Available data:

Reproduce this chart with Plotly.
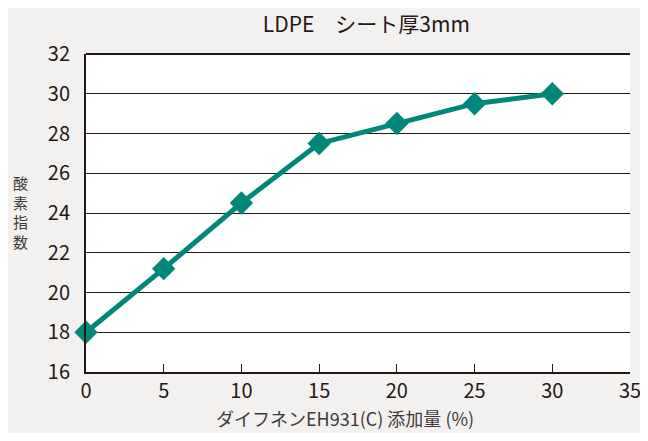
import plotly.graph_objects as go

# ダイフネンEH931(C) 添加量 (%) vs 酸素指数
addition = [0, 5, 10, 15, 20, 25, 30]
oxygen_index = [18, 21.2, 24.5, 27.5, 28.5, 29.5, 30]

font_family = "Noto Sans CJK JP, Noto Sans, sans-serif"
teal = "#00877a"
ink = "#231815"
grey_text = "#3e3a39"

fig = go.Figure()
fig.add_trace(go.Scatter(
    x=addition,
    y=oxygen_index,
    mode="lines+markers",
    line=dict(color=teal, width=5),
    marker=dict(symbol="diamond", size=18, color=teal),
    cliponaxis=False,
    showlegend=False,
))

# page body keeps an 8px margin; size the figure so no scrollbars appear
fig.update_layout(
    width=640, height=425,
    paper_bgcolor="#f3f1ef",
    plot_bgcolor="#ffffff",
    margin=dict(l=78, r=18, t=46, b=61),
    font=dict(family=font_family, size=20, color=ink),
    title=dict(text="LDPE　シート厚3mm", x=0.56, xanchor="center", y=0.961, yanchor="middle",
               font=dict(size=21)),
    xaxis=dict(
        range=[0, 35], dtick=5, tick0=0,
        showgrid=False, zeroline=False,
        showline=True, linecolor=ink, linewidth=2,
        ticks="inside", ticklen=8, tickcolor=ink, tickwidth=1,
        ticklabeloverflow="allow", automargin=False,
    ),
    yaxis=dict(
        range=[16, 32], dtick=2, tick0=16,
        showgrid=True, gridcolor=ink, gridwidth=1,
        zeroline=False,
        showline=True, linecolor=ink, linewidth=2,
        ticks="", ticklabelstandoff=10, automargin=False,
    ),
)

# x axis title
fig.add_annotation(text="ダイフネンEH931(C) 添加量 (%)", x=0.476, y=-0.145, xref="paper", yref="paper",
                   xanchor="center", yanchor="middle", showarrow=False,
                   font=dict(size=18, color=grey_text))

# vertical y axis title, one character per line
fig.add_annotation(text="酸<br>素<br>指<br>数", x=-0.12, y=0.503, xref="paper", yref="paper",
                   xanchor="center", yanchor="middle", showarrow=False,
                   font=dict(size=15, color=grey_text))

fig.add_shape(type="line", xref="paper", yref="paper", x0=0, x1=1, y0=1, y1=1,
              line=dict(color=ink, width=2))

fig.write_html("out.html")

What you should do: The material above holds pictures; copy everything else in it exactly.

Reply to the task:
Reproduce this chart with Plotly.
import plotly.graph_objects as go

# ダイフネンEH931(C) 添加量 (%) vs 酸素指数
addition = [0, 5, 10, 15, 20, 25, 30]
oxygen_index = [18, 21.2, 24.5, 27.5, 28.5, 29.5, 30]

font_family = "Noto Sans CJK JP, Noto Sans, sans-serif"
teal = "#00877a"
ink = "#231815"
grey_text = "#3e3a39"

fig = go.Figure()
fig.add_trace(go.Scatter(
    x=addition,
    y=oxygen_index,
    mode="lines+markers",
    line=dict(color=teal, width=5),
    marker=dict(symbol="diamond", size=18, color=teal),
    cliponaxis=False,
    showlegend=False,
))

# page body keeps an 8px margin; size the figure so no scrollbars appear
fig.update_layout(
    width=640, height=425,
    paper_bgcolor="#f3f1ef",
    plot_bgcolor="#ffffff",
    margin=dict(l=78, r=18, t=46, b=61),
    font=dict(family=font_family, size=20, color=ink),
    title=dict(text="LDPE　シート厚3mm", x=0.56, xanchor="center", y=0.961, yanchor="middle",
               font=dict(size=21)),
    xaxis=dict(
        range=[0, 35], dtick=5, tick0=0,
        showgrid=False, zeroline=False,
        showline=True, linecolor=ink, linewidth=2,
        ticks="inside", ticklen=8, tickcolor=ink, tickwidth=1,
        ticklabeloverflow="allow", automargin=False,
    ),
    yaxis=dict(
        range=[16, 32], dtick=2, tick0=16,
        showgrid=True, gridcolor=ink, gridwidth=1,
        zeroline=False,
        showline=True, linecolor=ink, linewidth=2,
        ticks="", ticklabelstandoff=10, automargin=False,
    ),
)

# x axis title
fig.add_annotation(text="ダイフネンEH931(C) 添加量 (%)", x=0.476, y=-0.145, xref="paper", yref="paper",
                   xanchor="center", yanchor="middle", showarrow=False,
                   font=dict(size=18, color=grey_text))

# vertical y axis title, one character per line
fig.add_annotation(text="酸<br>素<br>指<br>数", x=-0.12, y=0.503, xref="paper", yref="paper",
                   xanchor="center", yanchor="middle", showarrow=False,
                   font=dict(size=15, color=grey_text))

fig.add_shape(type="line", xref="paper", yref="paper", x0=0, x1=1, y0=1, y1=1,
              line=dict(color=ink, width=2))

fig.write_html("out.html")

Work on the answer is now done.